Democrats lose religion aide

By Frank E. Lockwood
Knight Ridder News Service

LEXINGTON, Ky. — The national Democratic Party's top religion adviser resigned this week after being denounced by religious conservatives for opposing the Pledge of Allegiance.

The Rev. Brenda Bartella Peterson, 56, former pastor of Newtown Christian Church in Scott County, Ky., and an ordained Disciples of Christ minister, stepped down after less than two weeks on the job in the face of withering criticism.

"The whirlwind was more than I could just about stand. It was amazing," Peterson said Thursday.

The Catholic League had blasted Peterson, the Democratic National Committee's senior adviser for religious outreach, for signing a friend of the court brief earlier this year urging the U.S. Supreme Court to remove "under God" from the patriotic oath.

The brief, filed by 32 religious leaders and the Unitarian Universalist Association, argued that the pledge is an unconstitutional "religious creed" that only promotes "the God of the Christians."

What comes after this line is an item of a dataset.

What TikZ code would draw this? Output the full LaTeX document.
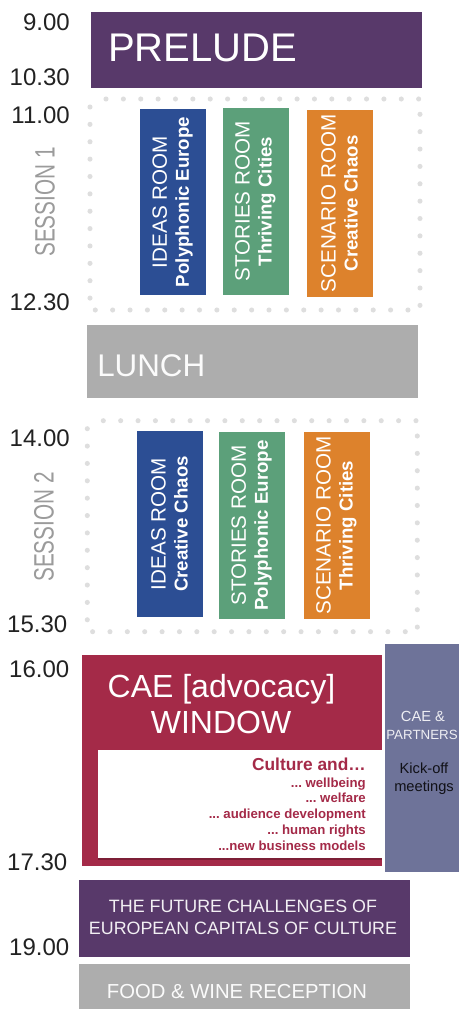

Peterson's involvement in the controversial Supreme Court case was little known when she joined the DNC staff on July 22. But officials with the Catholic League repeatedly seized on the brief this week, saying it shows Peterson and the DNC are out-of-touch with America's religious majority.

The Catholic League portrayed Peterson as a "left-wing activist" who favored taxes and winked at gay marriage and abortion.

The Catholic League's scathing, daily anti-Peterson press releases, faxed to newsrooms around America on Monday, Tuesday and Wednesday, were effective. Blaming "recent negative publicity," Peterson resigned on Wednesday, saying, "I feel it is no longer possible for me to do my job effectively.

"I do not want my support of this case to serve as a distraction or ammunition for Republicans and their allies," Peterson said in a statement released to the media.

DNC officials did not return phone calls Thursday.

Two weeks ago, when he appointed Peterson just before the Democratic National Convention, party chairman Terry McAuliffe said in a statement that the hiring "reflects the DNC's commitment to reaching all people of faith and their participation in this election year."

During the Democrats' convention in Boston, Peterson helped lead the party's "People of Faith Luncheon" and submitted "A Prayer for People of Faith for John Kerry" to the party's Weblog.

In a July 22 press release, the DNC said Peterson would help "spread John Kerry's positive vision to people of all faiths" and would work well with religious, ethnic and gay, lesbian, bisexual and transgendered people of faith.

The Catholic League hailed the resignation, saying that the Kerry campaign and the national Democratic Party are "imploding on religion."